DMI Plans Milford’s Birthday Celebration


By Terry Rogers

On Thursday, September 21, Downtown Milford, Inc. plans to celebrate Milford’s 230th birthday as part of the monthly Third Thursday event. DMI is asking people to come to Downtown Milford wearing the maroon and gold of Milford School District to show their Milford pride. Sara Pletcher, Vice President of DMI, said that she came up with the idea while reading the 2018 Comprehensive Plan as part of her Planning Commission duties.

“I realized all the significant dates in Milford history end in 7,” Ms. Pletcher said. “Joseph Oliver first subdivided his farm into town lots in 1787, the Kent County side of Milford was incorporated in 1807 and the Sussex County side in 1887. This makes 2017 the perfect year to celebrate a birthday. We want to continue the success of Third Thursday and coming off a great August, a party seems fitting. Also, since September is the start of the school year, the maroon and gold everywhere and entertainment from the Milford School District music departments will be a nice kickoff.”

During the Third Thursday event, attendees will be able to collect maroon and gold strips of paper from merchants that will be used to make a paper chain that will go around the Riverwalk railing. Shops in downtown will be open from 5 to 7 and, at 7:15, a town photo will be taken on the Riverwalk. Ms. Pletcher said they plan to have a candle lighting with a cake that will be cut by Mayor Bryan Shupe in the area of the Farmer’s Market and everyone in attendance will sing “Happy Birthday.”

In addition to the cake cutting, anyone who brings a receipt from a downtown merchant for a purchase on September 21 will be entered into a raffle. There will be party favors and live entertainment by Milford School District. Mispillion Art League plans to offer face painting and the Milford Buccaneer will make an appearance. There will also be a location for attendees to decorate a party hat to wear for the town photo.
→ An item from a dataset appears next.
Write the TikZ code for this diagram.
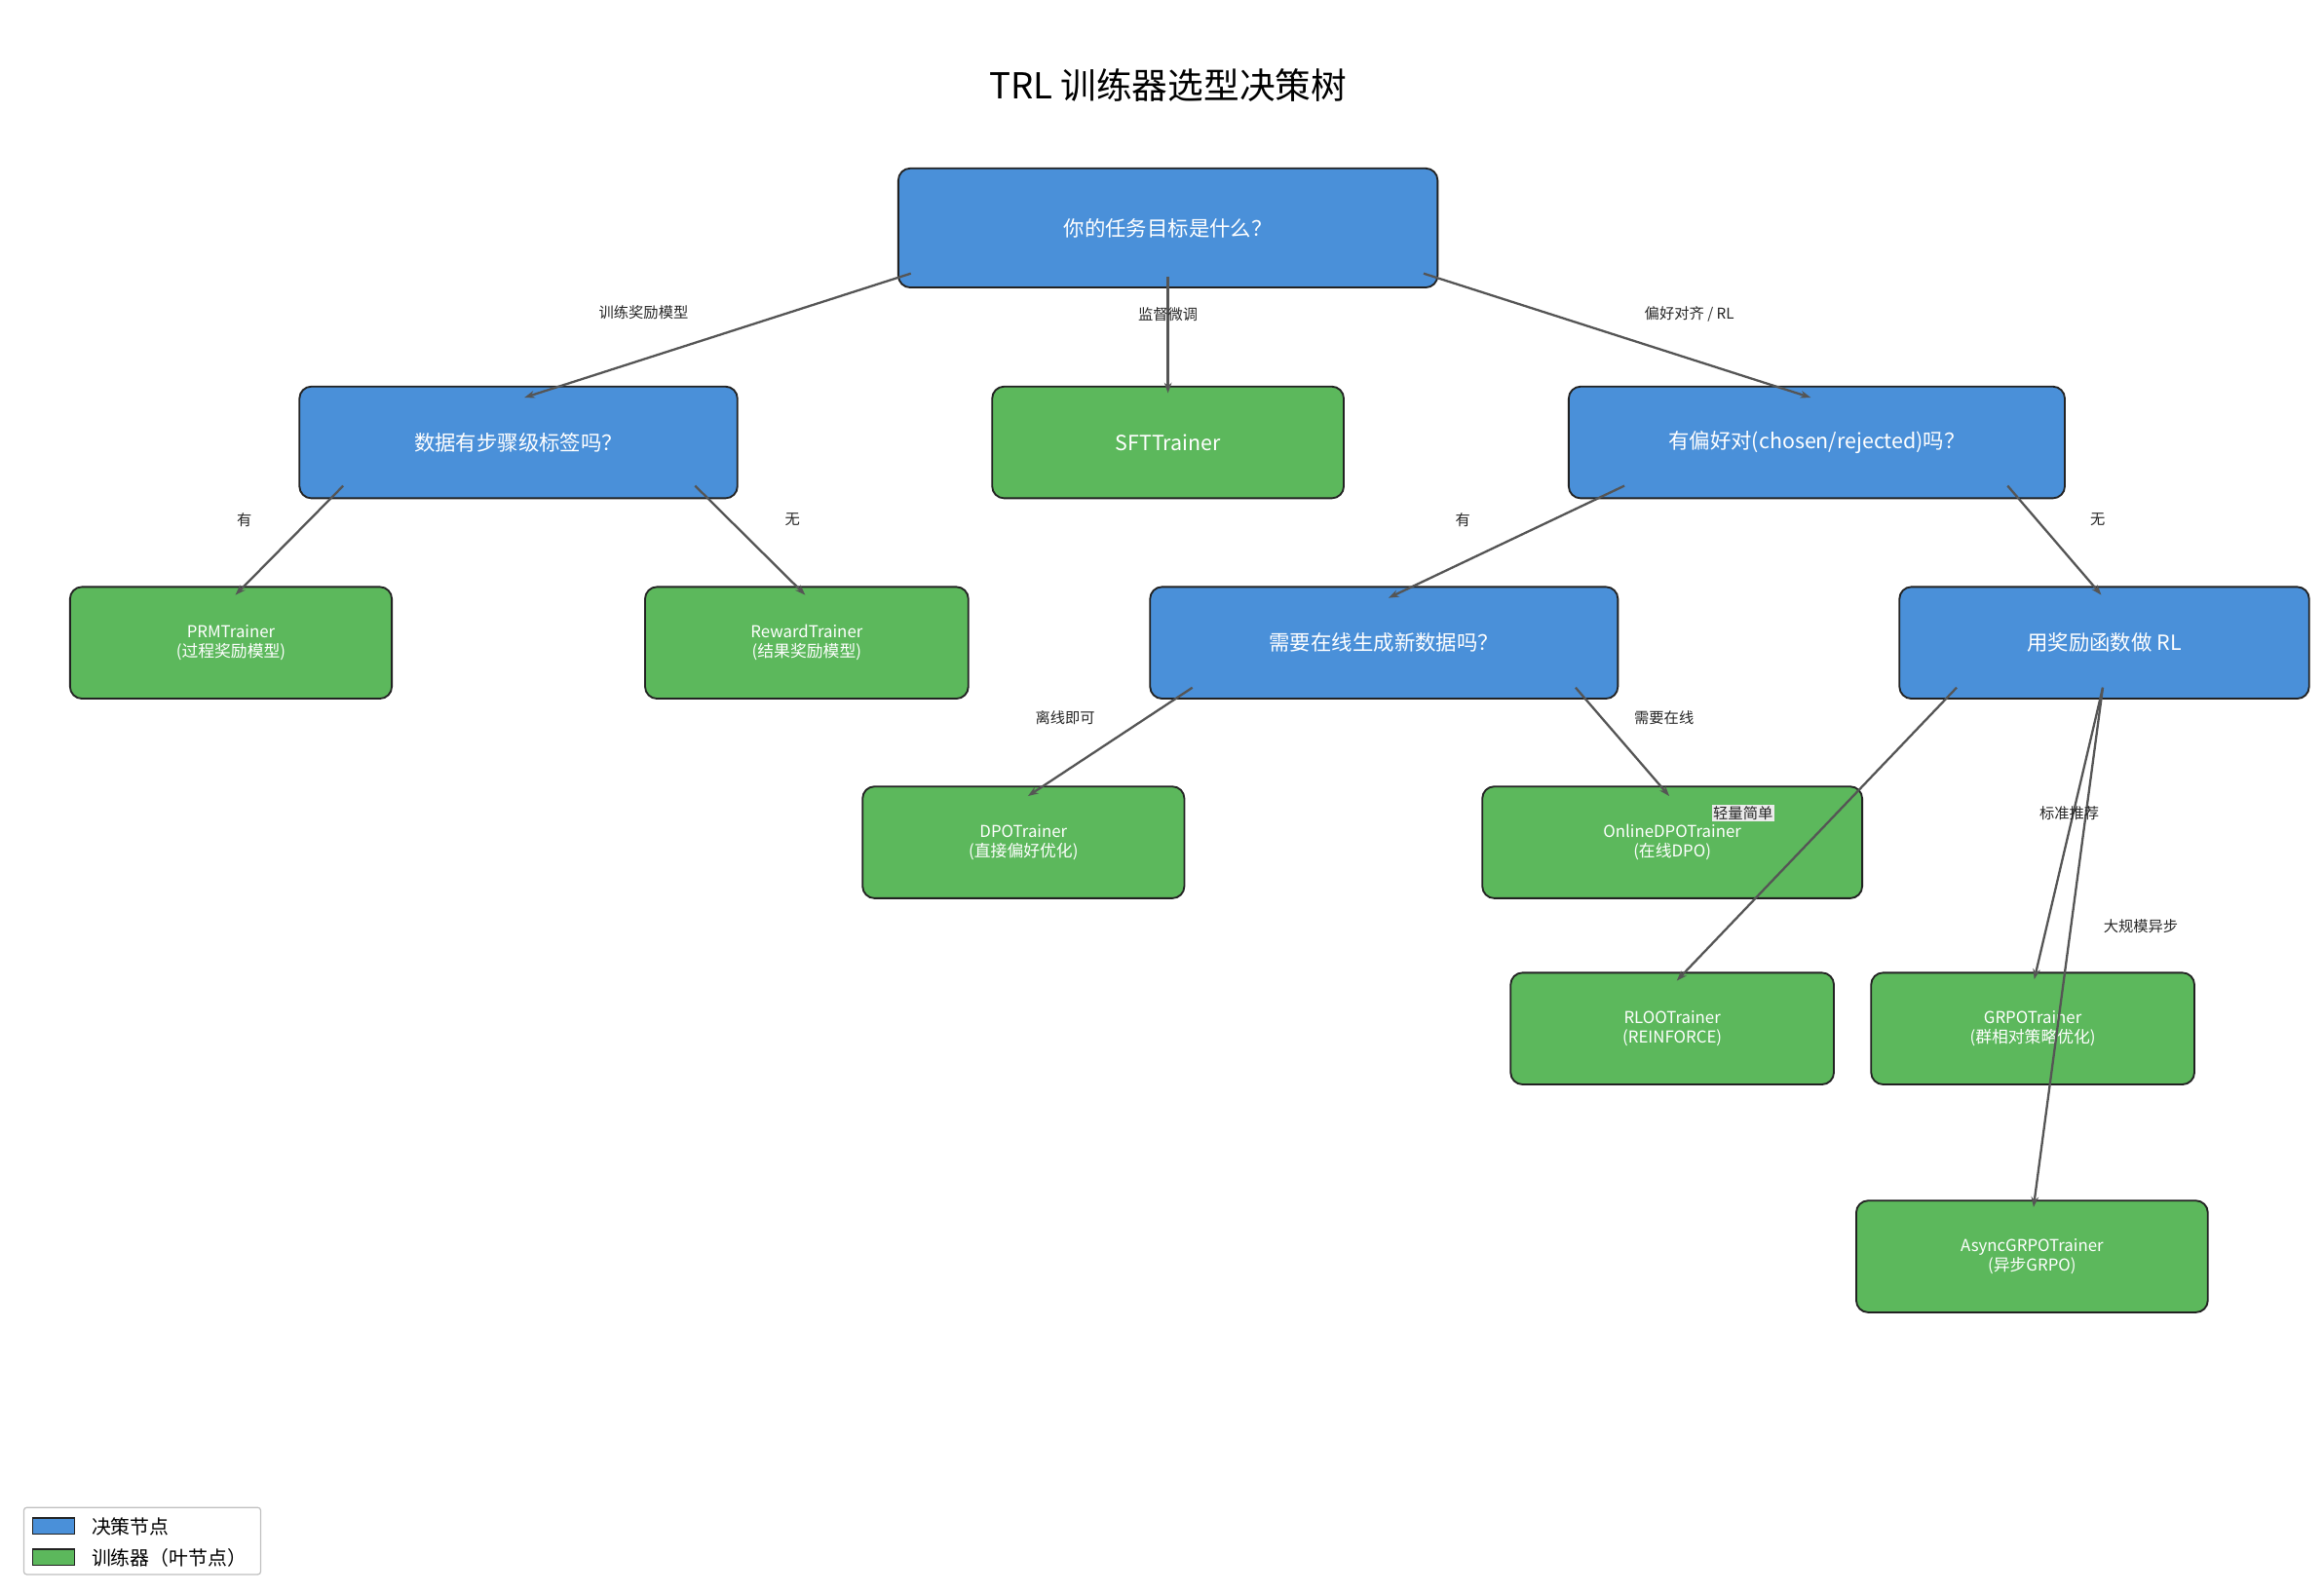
\documentclass[tikz,border=0pt]{standalone}
\usepackage{fontspec}
\setmainfont{Noto Sans CJK SC}
\usetikzlibrary{calc,arrows.meta}
\definecolor{dblue}{HTML}{4A90D9}
\definecolor{lgreen}{HTML}{5CB85C}
\definecolor{edg}{HTML}{222222}
\definecolor{arr}{HTML}{555555}
\begin{document}
\begin{tikzpicture}[x=1pt,y=-1pt,
  box/.style={draw=edg,line width=1.2pt,rounded corners=8pt,text=white,align=center,inner sep=0pt},
  dec/.style={box,fill=dblue,font=\fontsize{14}{16}\selectfont},
  leaf/.style={box,fill=lgreen,font=\fontsize{11}{13}\selectfont},
  ar/.style={draw=arr,line width=1.5pt,-{Stealth[length=7pt,width=5pt]}},
  lab/.style={font=\fontsize{10}{12}\selectfont,text=black!85}]
\useasboundingbox (0,0) rectangle (1560,1070);
\node[font=\fontsize{24}{28}\selectfont] (title) at (784,57) {TRL 训练器选型决策树};
\node[dec,minimum width=362pt,minimum height=80pt] (root) at (784,153) {你的任务目标是什么？};
\node[dec,minimum width=294pt,minimum height=75pt] (data) at (348,297) {数据有步骤级标签吗？};
\node[leaf,font=\fontsize{14}{16}\selectfont,minimum width=236pt,minimum height=75pt] (sft) at (784,297) {SFTTrainer};
\node[dec,minimum width=333pt,minimum height=75pt] (pref) at (1219.5,297) {有偏好对(chosen/rejected)吗？};
\node[leaf,minimum width=216pt,minimum height=75pt] (prm) at (155,431.5) {PRMTrainer\\(过程奖励模型)};
\node[leaf,minimum width=217pt,minimum height=75pt] (rew) at (541.5,431.5) {RewardTrainer\\(结果奖励模型)};
\node[dec,minimum width=314pt,minimum height=75pt] (onl) at (929,431.5) {需要在线生成新数据吗？};
\node[dec,minimum width=275pt,minimum height=75pt] (rfn) at (1412.5,431.5) {用奖励函数做 RL};
\node[leaf,minimum width=216pt,minimum height=75pt] (dpo) at (687,565.5) {DPOTrainer\\(直接偏好优化)};
\node[leaf,minimum width=255pt,minimum height=75pt] (odpo) at (1122.5,565.5) {OnlineDPOTrainer\\(在线DPO)};
\node[leaf,minimum width=217pt,minimum height=75pt] (rloo) at (1122.5,690.5) {RLOOTrainer\\(REINFORCE)};
\node[leaf,minimum width=217pt,minimum height=75pt] (grpo) at (1364.5,690.5) {GRPOTrainer\\(群相对策略优化)};
\node[leaf,minimum width=236pt,minimum height=75pt] (async) at (1364,843.5) {AsyncGRPOTrainer\\(异步GRPO)};

\draw[ar] ($(root.south west)+(9,-10)$) -- ($(data.north)+(4,8)$);
\draw[ar] ($(root.south)+(0,-8)$) -- ($(sft.north)+(0,5)$);
\draw[ar] ($(root.south east)+(-10,-10)$) -- ($(pref.north)+(-4,8)$);
\draw[ar] ($(data.south west)+(30,-9)$) -- ($(prm.north)+(3,6)$);
\draw[ar] ($(data.south east)+(-29,-9)$) -- ($(rew.north)+(-1,6)$);
\draw[ar] ($(pref.south west)+(38,-9)$) -- ($(onl.north)+(3,8)$);
\draw[ar] ($(pref.south east)+(-39,-9)$) -- ($(rfn.north)+(-2,6)$);
\draw[ar] ($(onl.south west)+(29,-8)$) -- ($(dpo.north)+(3,7)$);
\draw[ar] ($(onl.south east)+(-29,-8)$) -- ($(odpo.north)+(-2,7)$);
\draw[ar] ($(rfn.south west)+(39,-8)$) -- ($(rloo.north)+(3,6)$);
\draw[ar] ($(rfn.south)+(-1,-8)$) -- ($(grpo.north)+(1,5)$);
\draw[ar] ($(rfn.south)+(-1,-8)$) -- ($(async.north)+(1,5)$);

\node[lab] (l1) at (432,210) {训练奖励模型};
\node[lab] (l2) at (784,211) {监督微调};
\node[lab] (l3) at (1134,211) {偏好对齐 / RL};
\node[lab] (l4) at (164,349) {有};
\node[lab] (l5) at (532,349) {无};
\node[lab] (l6) at (982,349) {有};
\node[lab] (l7) at (1408,349) {无};
\node[lab] (l8) at (715,482) {离线即可};
\node[lab] (l9) at (1117,482) {需要在线};
\node[lab,fill=black!8,inner sep=1pt] (l10) at (1170,546) {轻量简单};
\node[lab] (l11) at (1389,546) {标准推荐};
\node[lab] (l12) at (1437,622) {大规模异步};

\draw[black!25,line width=0.8pt,rounded corners=2pt] (16,1012) rectangle (175,1057);
\draw[edg,fill=dblue,line width=0.8pt] (22,1019) rectangle (50,1030);
\draw[edg,fill=lgreen,line width=0.8pt] (22,1040) rectangle (50,1051);
\node[anchor=west,font=\fontsize{13}{15}\selectfont] (lg1) at (58,1025) {决策节点};
\node[anchor=west,font=\fontsize{13}{15}\selectfont] (lg2) at (58,1046) {训练器（叶节点）};
\end{tikzpicture}
\end{document}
“We are putting together a volunteer sign up for help setting up and hat crafts,” Ms. Pletcher said. “We are also looking for sponsors for the event.”

According to the book “Historical Etchings of Milford, Delaware and the Vicinity,” by George B. Hynson, before the Revolution, most of the land of what is now North Milford was the plantation owned by Joseph Oliver. At the time, it was known as Saw Mill Range and was warranted to the original owner, Henry  Bowman, in 1680. It was inherited by his son, John, who then sold it to Jacob Warrington. In 1773, Mr. Warrington sold it to his son-in-law, Joseph Oliver.

Mr. Oliver’s mansion stood on Front Street about half the distance between the river and the street. In 1791, he obtained permission from the General Assembly to build a drawbridge in what was then called “Oliver’s Landing,” but is now the town of Milford. However, because this was a private act, Mr. Oliver could have charged a toll and residents objected, causing the act to be repealed. Instead, Kent and Sussex Counties became owners of the drawbridge and Governor Daniel Rogers and Nathaniel Hayes along with Isaac Davis, Cashier of Smyrna Bank, and Dr. John Ralston were appointed to oversee the construction of the bridge which was built close to where the drawbridge stands today.

Not long after the war ended, Parson Sydenham Thorne arrived in Milford and soon purchased a 307-acre farm west of the stream known as Tanner’s Branch. Although Mr. Oliver began the process of laying out a town on his farm, it was Parson Thorne who brought the dream to reality. Parson Thorne saw that the area could be an active business center but that to make that happen, there needed to be bridges and dams across streams to open up the land for agriculture.

Parson Thorne approached Mr. Oliver with the idea to build a dam at his own expense. Mr. Oliver agreed and the two men set about creating what is now the town of Milford. Farmers from Sussex County on their way to a grist forded the stream, leading to the designation of the town as “Mill-ford.”

Ms. Pletcher says that DMI is hoping to designate the third Thursday of each September as Milford’s birthday celebration.